Anonymous 0 Comments

“Rounding” is less mathematics than it is a useful convention for counting things. It’s not based in mathematical logic, but rather just rules we set up for counting things.

The rounding your describe is the type that we use in counting things when we want to make adding up numbers in our head easier, but still get close to the real number.

There’s another type of rounding where you simply take a value between two others and count it as the greater value, called “rounding up”. People do it for things like planning food for a party where they prefer to over-estimate how much to buy so that they don’t run out of food by buying too little.

Sometimes people do the opposite, “rounding down” by taking the lower number with the understanding that they are under-estimating. People do this when buying big boxes of stuff to make sure that they don’t buy so much that it goes to waste.

People also round off by irregular amounts, not just haves. If you cook and you need to change how much of a recipe you make, you multiple or divide the ingredient amounts in the recipe to adjust how much you make.

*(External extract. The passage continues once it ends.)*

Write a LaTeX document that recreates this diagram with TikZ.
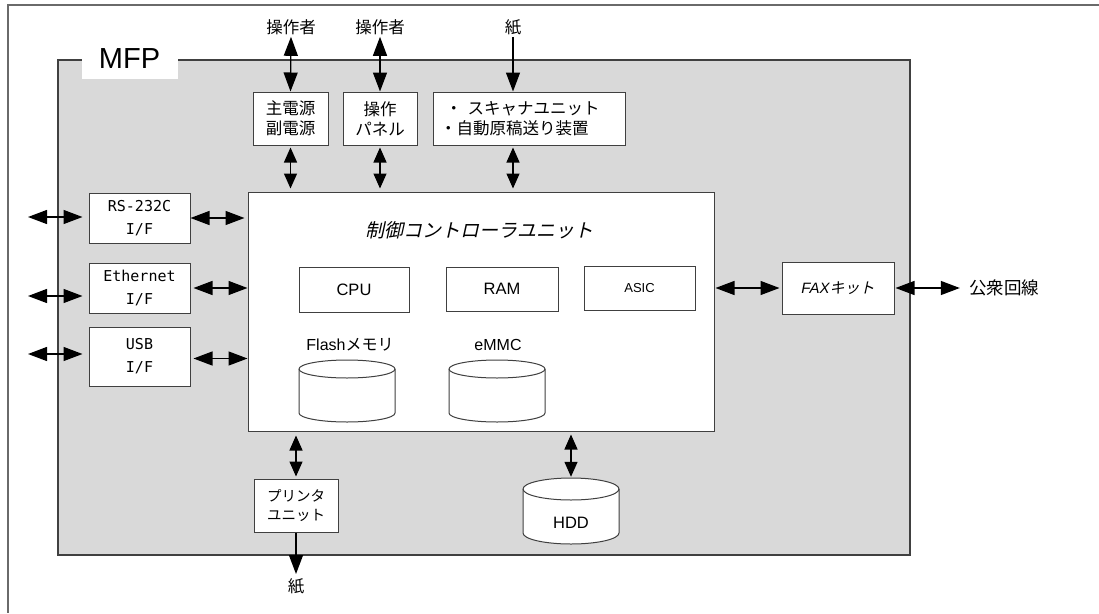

The problem is that your spoons and measuring cups only come in so many sizes, so sometimes your just round off to the nearest whatever-size-scoop-thing-I-have of an ingredient. It applies anywhere that things come in fixed “chunks” or units of a given size and you can’t or don’t want to break it up.

Mathematics, however, can describe the error in using each method, the assumptions you make about the distribution of the things you are counting, etc.